One ritual Sandberg follows is starting each meeting with an open invitation for managers to discuss not only their professional but their emotional state. This question might not seem like much, but it illustrates Sandberg’s respect and acknowledgement that personal wellbeing is important to the performance of an employee, as well as their hard skills. Checking in with yourself — and those you lead — is a healthy, mature way to approach your day-to-day efficiency.
She prioritizes work/life balance
In 2015, Sheryl Sandberg’s husband, Dave Goldberg, the former CEO of SurveyMonkey, tragically passed away after falling off a treadmill on vacation in Punta Mita. Sandberg has been transparent about the grieving experience, especially as she has been tasked with the difficult task of raising their two children on her own.
One way she provides normalcy for her kids is by maintaining family traditions. Before Goldberg died, she always left work at 5:30 p.m., no matter how hectic the office was, to ensure she had dinner with her family. Today, she applies the same rule, all in an effort to maintain a work and life balance — even as one of the most well-known COOs in the world. During this suppertime, Sandberg also continues a conversation she had when her husband was alive, encouraging the children to reveal the best and worst moments of their day.
She prioritizes sleep
Between helping to run the business interactions of one of the most important — and leading — companies on the planet, being a dedicated mother and writing books, Sandberg also somehow manages to budget sleep.

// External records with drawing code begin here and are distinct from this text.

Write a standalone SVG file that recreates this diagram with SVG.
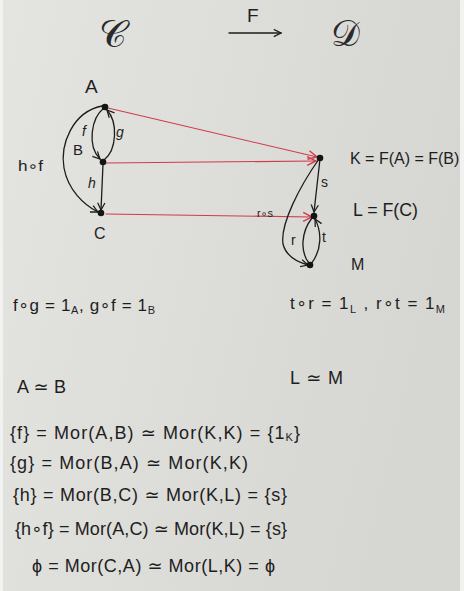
<svg xmlns="http://www.w3.org/2000/svg" width="464" height="591" viewBox="0 0 464 591">
<defs>
<linearGradient id="paper" x1="0" y1="0" x2="1" y2="0.3">
<stop offset="0" stop-color="#e4e4e1"/>
<stop offset="1" stop-color="#d6d6d3"/>
</linearGradient>
<marker id="ah" viewBox="0 0 10 10" refX="9" refY="5" markerWidth="9" markerHeight="9" markerUnits="userSpaceOnUse" orient="auto">
<path d="M1,1 L9,5 L1,9" fill="none" stroke="#1c1c1c" stroke-width="1.4"/>
</marker>
<marker id="ahr" viewBox="0 0 10 10" refX="9" refY="5" markerWidth="11" markerHeight="11" markerUnits="userSpaceOnUse" orient="auto">
<path d="M1,1 L9,5 L1,9" fill="none" stroke="#cf3d4a" stroke-width="1.3"/>
</marker>
</defs>
<style>
.ink{fill:none;stroke:#1c1c1c;stroke-width:1.3;stroke-linecap:round}
.red{fill:none;stroke:#cf3d4a;stroke-width:1.1;stroke-linecap:round}
.dot{fill:#141414}
text{font-family:"Liberation Sans","DejaVu Sans",sans-serif;fill:#1e1e1e}
.lbl{font-size:17px}
.sm{font-size:14px}
.eq{font-size:18px}
.script{font-family:"DejaVu Serif","Liberation Serif",serif;fill:#2a2a2a}
</style>
<rect width="464" height="591" fill="#f2f2f0"/>
<rect x="3" y="0" width="457" height="591" fill="url(#paper)"/>

<g id="title">
<text class="script" x="99" y="47" style="font-size:38px">𝒞</text>
<text x="247" y="22" style="font-size:19px">F</text>
<path class="ink" d="M229,33 L281,33" marker-end="url(#ah)"/>
<text class="script" x="331" y="46" style="font-size:36px">𝒟</text>
</g>

<g id="connectors">
<path class="red" d="M108,108 L317,157" marker-end="url(#ahr)"/>
<path class="red" d="M106,163 L316,161" marker-end="url(#ahr)"/>
<path class="red" d="M106,214 L312,217" marker-end="url(#ahr)"/>
<path class="ink" d="M104,108 C91,118 87,146 100,159" marker-end="url(#ah)"/>
<path class="ink" d="M104,160 C117,150 118,122 107,110" marker-end="url(#ah)"/>
<path class="ink" d="M103,164 L101,210" marker-end="url(#ah)"/>
<path class="ink" d="M102,106 C72,112 60,145 64,168 C68,190 84,205 98,212" marker-end="url(#ah)"/>
<path class="ink" d="M320,159 L314,212" marker-end="url(#ah)"/>
<path class="ink" d="M319,159 C300,186 280,224 283,244 C286,256 297,262 308,265" marker-end="url(#ah)"/>
<path class="ink" d="M312,218 C301,232 300,252 309,263"/>
<path class="ink" d="M311,264 C322,250 322,232 315,219" marker-end="url(#ah)"/>
</g>

<g id="node-A"><circle class="dot" cx="105" cy="107" r="3.3"/><text class="lbl" x="85" y="93" style="font-size:19px">A</text></g>
<g id="node-B"><circle class="dot" cx="103" cy="162" r="3.3"/><text class="lbl" x="73" y="155" style="font-size:15px">B</text></g>
<g id="node-C"><circle class="dot" cx="101" cy="213" r="3.3"/><text class="lbl" x="94" y="239" style="font-size:16px">C</text></g>
<g id="node-K"><circle class="dot" cx="320" cy="158" r="3.3"/><text x="350" y="164" style="font-size:16px">K = F(A) = F(B)</text></g>
<g id="node-L"><circle class="dot" cx="314" cy="216" r="3.3"/><text x="353" y="216" textLength="65" lengthAdjust="spacingAndGlyphs" style="font-size:18px">L = F(C)</text></g>
<g id="node-M"><circle class="dot" cx="310" cy="265" r="3.3"/><text x="351" y="270" style="font-size:16px">M</text></g>

<g id="edge-labels">
<text class="sm" x="82" y="136" font-style="italic">f</text>
<text class="sm" x="116" y="137" font-style="italic">g</text>
<text class="sm" x="88" y="188" font-style="italic">h</text>
<text class="sm" x="18" y="171" textLength="25" lengthAdjust="spacingAndGlyphs">h∘f</text>
<text x="257" y="217" style="font-size:10px" textLength="16" lengthAdjust="spacingAndGlyphs">r∘s</text>
<text class="sm" x="321" y="187">s</text>
<text class="sm" x="291" y="245">r</text>
<text class="sm" x="322" y="242">t</text>
</g>

<g id="equations">
<text class="eq" x="13" y="311" textLength="142" lengthAdjust="spacing" style="font-size:17px">f∘g = 1<tspan font-size="11" dy="3">A</tspan><tspan dy="-3">, g∘f = 1</tspan><tspan font-size="11" dy="3">B</tspan></text>
<text class="eq" x="290" y="309" textLength="155" lengthAdjust="spacing" style="font-size:17px">t∘r = 1<tspan font-size="11" dy="4">L</tspan><tspan dy="-4">  ,  r∘t = 1</tspan><tspan font-size="11" dy="4">M</tspan></text>
<text class="eq" x="17" y="393" textLength="49" lengthAdjust="spacing">A ≃ B</text>
<text class="eq" x="290" y="384" textLength="53" lengthAdjust="spacing">L ≃ M</text>
<text class="eq" x="10" y="439" textLength="290" lengthAdjust="spacing">{f} = Mor(A,B) ≃ Mor(K,K) = {1<tspan font-size="11" dy="2">K</tspan><tspan dy="-2">}</tspan></text>
<text class="eq" x="10" y="469" textLength="238" lengthAdjust="spacing">{g} = Mor(B,A) ≃  Mor(K,K)</text>
<text class="eq" x="13" y="501" textLength="274" lengthAdjust="spacing">{h} =  Mor(B,C) ≃  Mor(K,L) = {s}</text>
<text class="eq" x="15" y="535" textLength="272" lengthAdjust="spacing">{h∘f} = Mor(A,C) ≃ Mor(K,L) = {s}</text>
<text class="eq" x="32" y="572" textLength="243" lengthAdjust="spacing">ϕ  = Mor(C,A) ≃ Mor(L,K) = ϕ</text>
</g>
</svg>
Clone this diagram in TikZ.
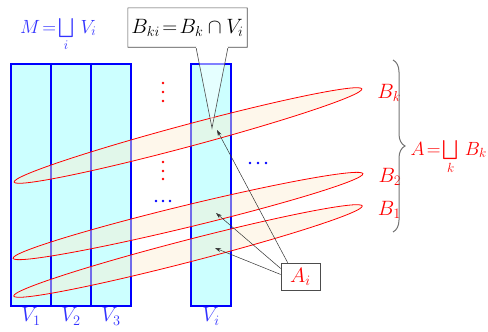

How come? Sandberg said not collecting enough shut-eye is one of her greatest regrets early in her career. As she revealed in an interview, “[It’s a] common but often counterproductive approach… Sleep deprivation just makes people anxious, irritable and confused.”
While the amount of recommended Zzz’s vary with age and health, generally speaking, an adult should aim for at least seven hours each night to remain alert and happy.